Using the entries that follow, collect the lines where the word "chart" appears.

+++

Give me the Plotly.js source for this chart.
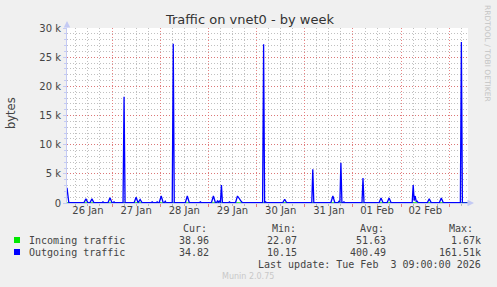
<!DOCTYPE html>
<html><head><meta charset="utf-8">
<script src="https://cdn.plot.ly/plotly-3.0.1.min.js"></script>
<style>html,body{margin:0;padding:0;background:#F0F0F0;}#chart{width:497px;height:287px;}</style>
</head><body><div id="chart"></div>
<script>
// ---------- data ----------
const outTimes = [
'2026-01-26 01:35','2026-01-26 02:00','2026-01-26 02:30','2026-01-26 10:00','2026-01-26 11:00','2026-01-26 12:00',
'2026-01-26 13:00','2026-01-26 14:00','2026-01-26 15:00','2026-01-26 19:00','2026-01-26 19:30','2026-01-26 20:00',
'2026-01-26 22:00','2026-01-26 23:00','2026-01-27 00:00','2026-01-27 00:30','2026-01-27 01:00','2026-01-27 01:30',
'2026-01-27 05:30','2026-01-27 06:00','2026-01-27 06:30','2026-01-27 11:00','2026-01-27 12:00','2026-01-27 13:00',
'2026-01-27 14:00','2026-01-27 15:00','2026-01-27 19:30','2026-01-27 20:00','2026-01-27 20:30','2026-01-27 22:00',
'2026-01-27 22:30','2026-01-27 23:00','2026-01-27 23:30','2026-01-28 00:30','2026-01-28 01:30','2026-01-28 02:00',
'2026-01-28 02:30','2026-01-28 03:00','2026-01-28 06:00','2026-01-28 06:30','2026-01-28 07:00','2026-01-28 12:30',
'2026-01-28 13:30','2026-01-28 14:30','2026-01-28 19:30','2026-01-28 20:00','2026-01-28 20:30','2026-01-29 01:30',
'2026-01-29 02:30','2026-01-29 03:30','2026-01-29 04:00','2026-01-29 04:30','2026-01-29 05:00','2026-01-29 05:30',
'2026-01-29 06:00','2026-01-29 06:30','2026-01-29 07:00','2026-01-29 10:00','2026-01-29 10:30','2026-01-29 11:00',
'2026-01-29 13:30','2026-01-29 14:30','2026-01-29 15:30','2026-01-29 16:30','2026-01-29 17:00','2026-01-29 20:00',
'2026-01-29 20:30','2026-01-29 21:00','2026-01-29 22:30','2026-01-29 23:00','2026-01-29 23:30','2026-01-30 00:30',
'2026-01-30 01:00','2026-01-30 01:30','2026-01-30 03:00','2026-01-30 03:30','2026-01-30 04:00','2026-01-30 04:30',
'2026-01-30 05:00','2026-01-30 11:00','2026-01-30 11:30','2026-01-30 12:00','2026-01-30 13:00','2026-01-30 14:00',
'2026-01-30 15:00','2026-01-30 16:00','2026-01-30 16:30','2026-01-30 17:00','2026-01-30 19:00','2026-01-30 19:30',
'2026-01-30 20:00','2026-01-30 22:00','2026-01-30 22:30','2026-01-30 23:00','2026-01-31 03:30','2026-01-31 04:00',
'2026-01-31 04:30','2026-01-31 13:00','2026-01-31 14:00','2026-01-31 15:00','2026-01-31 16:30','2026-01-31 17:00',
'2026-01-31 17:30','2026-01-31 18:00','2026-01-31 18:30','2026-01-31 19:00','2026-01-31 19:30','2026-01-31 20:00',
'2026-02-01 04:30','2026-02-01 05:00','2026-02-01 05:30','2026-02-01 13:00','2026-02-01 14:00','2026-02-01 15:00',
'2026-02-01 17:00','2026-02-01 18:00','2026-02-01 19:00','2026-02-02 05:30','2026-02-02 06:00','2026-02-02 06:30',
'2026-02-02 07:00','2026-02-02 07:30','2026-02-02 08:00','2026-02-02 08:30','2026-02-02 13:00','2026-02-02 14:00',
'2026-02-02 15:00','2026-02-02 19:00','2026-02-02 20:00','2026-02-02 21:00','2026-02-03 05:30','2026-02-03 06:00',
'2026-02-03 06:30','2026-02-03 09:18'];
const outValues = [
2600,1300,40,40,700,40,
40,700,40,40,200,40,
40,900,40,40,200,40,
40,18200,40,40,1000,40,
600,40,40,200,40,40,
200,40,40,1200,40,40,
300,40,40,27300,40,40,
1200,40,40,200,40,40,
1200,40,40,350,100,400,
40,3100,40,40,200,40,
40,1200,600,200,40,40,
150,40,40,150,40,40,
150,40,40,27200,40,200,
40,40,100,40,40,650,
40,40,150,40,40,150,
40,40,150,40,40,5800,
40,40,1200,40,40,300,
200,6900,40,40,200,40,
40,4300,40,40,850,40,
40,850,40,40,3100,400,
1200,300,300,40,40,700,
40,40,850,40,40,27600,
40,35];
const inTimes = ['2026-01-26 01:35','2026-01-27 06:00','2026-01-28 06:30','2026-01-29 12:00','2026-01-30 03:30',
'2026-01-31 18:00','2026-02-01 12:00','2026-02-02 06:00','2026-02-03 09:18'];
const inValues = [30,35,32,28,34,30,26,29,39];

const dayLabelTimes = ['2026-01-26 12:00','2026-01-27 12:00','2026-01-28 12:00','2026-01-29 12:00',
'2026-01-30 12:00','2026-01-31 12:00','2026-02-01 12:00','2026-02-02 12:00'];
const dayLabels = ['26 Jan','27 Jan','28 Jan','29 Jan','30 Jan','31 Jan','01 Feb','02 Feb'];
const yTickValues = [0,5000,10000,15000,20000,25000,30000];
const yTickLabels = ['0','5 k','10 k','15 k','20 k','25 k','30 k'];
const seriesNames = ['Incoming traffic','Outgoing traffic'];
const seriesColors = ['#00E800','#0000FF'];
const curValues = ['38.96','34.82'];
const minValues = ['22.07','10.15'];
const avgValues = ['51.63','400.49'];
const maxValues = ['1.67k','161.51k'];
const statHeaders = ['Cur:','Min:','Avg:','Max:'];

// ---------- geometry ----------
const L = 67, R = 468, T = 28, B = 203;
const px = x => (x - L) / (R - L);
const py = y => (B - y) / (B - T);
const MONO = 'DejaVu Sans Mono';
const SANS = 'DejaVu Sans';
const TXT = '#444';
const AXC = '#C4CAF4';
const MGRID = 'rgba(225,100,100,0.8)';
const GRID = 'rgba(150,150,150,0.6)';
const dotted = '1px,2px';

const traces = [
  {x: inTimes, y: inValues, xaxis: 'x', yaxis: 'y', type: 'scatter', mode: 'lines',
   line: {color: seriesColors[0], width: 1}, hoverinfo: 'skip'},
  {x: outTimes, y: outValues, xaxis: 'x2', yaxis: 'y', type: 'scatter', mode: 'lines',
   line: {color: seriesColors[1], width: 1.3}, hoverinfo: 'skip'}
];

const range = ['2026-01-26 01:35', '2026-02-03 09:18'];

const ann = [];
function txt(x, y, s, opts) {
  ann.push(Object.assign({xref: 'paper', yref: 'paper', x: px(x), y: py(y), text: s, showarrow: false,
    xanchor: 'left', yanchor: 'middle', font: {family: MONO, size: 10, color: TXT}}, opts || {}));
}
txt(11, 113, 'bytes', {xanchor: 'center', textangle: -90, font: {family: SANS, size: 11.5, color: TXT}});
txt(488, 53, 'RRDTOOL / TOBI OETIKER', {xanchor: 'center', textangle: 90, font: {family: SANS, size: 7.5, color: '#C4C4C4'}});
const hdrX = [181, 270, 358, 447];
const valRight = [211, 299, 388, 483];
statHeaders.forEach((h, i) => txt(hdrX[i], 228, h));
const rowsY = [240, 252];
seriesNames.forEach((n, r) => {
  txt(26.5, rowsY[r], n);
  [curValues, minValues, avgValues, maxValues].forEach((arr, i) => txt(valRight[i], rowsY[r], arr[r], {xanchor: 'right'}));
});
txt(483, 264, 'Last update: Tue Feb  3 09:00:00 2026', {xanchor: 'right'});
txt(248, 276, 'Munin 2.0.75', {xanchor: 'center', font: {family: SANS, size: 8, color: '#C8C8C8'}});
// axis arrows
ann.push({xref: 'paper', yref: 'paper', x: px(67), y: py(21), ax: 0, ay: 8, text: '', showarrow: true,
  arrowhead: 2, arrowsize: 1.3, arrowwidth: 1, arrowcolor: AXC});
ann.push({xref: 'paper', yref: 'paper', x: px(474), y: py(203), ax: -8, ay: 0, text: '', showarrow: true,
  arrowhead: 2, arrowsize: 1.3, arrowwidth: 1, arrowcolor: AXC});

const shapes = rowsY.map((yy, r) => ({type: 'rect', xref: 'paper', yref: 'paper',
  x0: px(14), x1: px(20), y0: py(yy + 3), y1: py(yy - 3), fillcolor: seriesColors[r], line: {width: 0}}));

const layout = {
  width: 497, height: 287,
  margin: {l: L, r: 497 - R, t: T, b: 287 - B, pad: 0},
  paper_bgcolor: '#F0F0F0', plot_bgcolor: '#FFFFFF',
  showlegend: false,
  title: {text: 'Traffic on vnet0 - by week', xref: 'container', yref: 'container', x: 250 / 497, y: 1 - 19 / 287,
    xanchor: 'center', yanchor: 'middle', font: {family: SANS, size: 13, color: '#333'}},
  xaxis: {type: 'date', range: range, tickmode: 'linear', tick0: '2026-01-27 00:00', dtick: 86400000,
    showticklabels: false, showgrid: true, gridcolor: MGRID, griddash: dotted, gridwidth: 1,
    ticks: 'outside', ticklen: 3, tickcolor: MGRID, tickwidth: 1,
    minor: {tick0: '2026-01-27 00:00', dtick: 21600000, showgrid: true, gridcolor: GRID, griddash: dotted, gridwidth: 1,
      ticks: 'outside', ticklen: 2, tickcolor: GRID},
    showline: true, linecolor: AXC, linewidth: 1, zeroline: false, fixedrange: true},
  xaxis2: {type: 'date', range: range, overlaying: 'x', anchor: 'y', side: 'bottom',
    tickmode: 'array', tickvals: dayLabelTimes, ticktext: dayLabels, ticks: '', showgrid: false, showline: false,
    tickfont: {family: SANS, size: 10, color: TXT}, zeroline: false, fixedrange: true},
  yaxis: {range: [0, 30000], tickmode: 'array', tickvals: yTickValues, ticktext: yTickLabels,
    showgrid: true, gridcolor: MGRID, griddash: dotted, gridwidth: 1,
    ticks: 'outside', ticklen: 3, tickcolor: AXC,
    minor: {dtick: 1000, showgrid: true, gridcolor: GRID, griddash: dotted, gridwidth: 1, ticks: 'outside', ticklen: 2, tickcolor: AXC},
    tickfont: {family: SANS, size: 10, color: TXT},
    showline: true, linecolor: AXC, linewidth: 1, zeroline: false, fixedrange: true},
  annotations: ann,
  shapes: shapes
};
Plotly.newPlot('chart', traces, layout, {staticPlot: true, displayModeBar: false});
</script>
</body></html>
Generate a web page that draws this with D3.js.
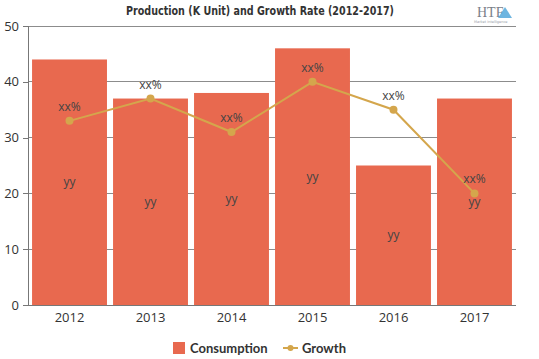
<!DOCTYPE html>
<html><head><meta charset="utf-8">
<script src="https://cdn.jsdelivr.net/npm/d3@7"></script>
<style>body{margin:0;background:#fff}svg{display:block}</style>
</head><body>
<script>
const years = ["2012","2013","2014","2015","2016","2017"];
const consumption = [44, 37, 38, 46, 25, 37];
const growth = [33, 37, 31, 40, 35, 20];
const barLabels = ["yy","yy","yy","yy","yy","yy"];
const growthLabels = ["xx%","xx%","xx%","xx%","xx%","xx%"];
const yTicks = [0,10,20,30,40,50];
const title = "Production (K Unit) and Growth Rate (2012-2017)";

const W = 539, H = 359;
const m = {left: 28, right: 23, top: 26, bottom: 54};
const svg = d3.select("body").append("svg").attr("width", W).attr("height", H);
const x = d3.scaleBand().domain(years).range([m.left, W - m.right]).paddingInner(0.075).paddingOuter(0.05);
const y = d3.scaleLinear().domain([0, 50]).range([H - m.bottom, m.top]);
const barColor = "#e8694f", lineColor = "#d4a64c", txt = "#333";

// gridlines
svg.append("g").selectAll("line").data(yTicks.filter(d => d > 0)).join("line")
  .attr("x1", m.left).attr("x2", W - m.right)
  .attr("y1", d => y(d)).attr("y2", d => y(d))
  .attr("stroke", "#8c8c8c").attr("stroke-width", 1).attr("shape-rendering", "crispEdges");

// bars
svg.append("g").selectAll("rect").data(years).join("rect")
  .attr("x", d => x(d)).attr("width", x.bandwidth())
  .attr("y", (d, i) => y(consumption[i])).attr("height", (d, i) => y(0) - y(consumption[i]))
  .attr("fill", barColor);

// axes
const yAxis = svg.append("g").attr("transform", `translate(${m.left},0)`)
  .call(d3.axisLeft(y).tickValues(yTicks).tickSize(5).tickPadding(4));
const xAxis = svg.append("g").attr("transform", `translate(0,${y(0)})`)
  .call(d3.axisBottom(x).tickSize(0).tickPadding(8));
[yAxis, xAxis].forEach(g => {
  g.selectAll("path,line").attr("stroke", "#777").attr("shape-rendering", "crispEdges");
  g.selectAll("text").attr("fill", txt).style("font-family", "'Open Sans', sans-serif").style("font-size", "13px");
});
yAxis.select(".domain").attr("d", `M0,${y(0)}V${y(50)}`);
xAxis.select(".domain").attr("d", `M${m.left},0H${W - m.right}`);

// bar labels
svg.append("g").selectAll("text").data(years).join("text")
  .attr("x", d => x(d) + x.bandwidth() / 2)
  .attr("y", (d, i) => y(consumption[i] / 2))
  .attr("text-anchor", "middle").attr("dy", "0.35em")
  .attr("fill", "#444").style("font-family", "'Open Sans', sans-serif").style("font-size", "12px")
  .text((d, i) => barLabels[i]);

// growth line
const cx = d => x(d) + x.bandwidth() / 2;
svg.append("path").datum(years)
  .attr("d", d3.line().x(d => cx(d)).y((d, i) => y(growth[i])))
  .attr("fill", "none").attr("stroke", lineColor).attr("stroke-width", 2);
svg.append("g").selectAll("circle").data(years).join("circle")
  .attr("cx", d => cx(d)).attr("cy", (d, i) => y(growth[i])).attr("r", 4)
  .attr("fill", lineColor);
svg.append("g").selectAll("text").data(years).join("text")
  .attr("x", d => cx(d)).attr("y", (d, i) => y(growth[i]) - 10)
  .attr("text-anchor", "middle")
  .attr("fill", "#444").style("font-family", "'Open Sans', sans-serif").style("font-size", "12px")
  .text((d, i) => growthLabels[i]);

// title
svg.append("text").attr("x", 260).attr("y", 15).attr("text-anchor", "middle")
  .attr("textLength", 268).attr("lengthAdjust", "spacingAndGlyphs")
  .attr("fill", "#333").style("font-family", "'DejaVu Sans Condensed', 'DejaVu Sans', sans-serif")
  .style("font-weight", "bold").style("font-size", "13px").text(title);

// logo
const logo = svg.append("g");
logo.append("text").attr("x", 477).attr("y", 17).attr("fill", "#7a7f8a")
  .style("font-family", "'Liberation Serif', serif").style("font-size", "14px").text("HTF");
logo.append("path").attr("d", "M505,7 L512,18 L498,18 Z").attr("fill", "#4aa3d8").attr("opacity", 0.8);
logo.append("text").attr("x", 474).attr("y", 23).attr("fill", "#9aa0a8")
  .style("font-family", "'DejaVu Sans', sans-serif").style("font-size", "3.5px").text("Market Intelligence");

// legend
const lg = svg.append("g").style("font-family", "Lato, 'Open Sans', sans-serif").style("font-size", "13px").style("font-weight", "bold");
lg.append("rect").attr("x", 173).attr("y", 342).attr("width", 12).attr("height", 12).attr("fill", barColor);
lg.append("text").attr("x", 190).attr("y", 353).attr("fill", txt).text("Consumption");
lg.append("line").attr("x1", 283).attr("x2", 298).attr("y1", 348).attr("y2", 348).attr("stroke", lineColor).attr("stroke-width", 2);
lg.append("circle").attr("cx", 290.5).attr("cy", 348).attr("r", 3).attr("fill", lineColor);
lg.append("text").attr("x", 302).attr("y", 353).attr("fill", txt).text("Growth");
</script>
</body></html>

+++

— Solution —
Give me the Plotly.js source for this chart.
<style>html,body{margin:0;padding:0;background:#F0F0F0;}#chart{width:497px;height:287px;}</style>
</head><body><div id="chart"></div>
Plotly.newPlot('chart', traces, layout, {staticPlot: true, displayModeBar: false});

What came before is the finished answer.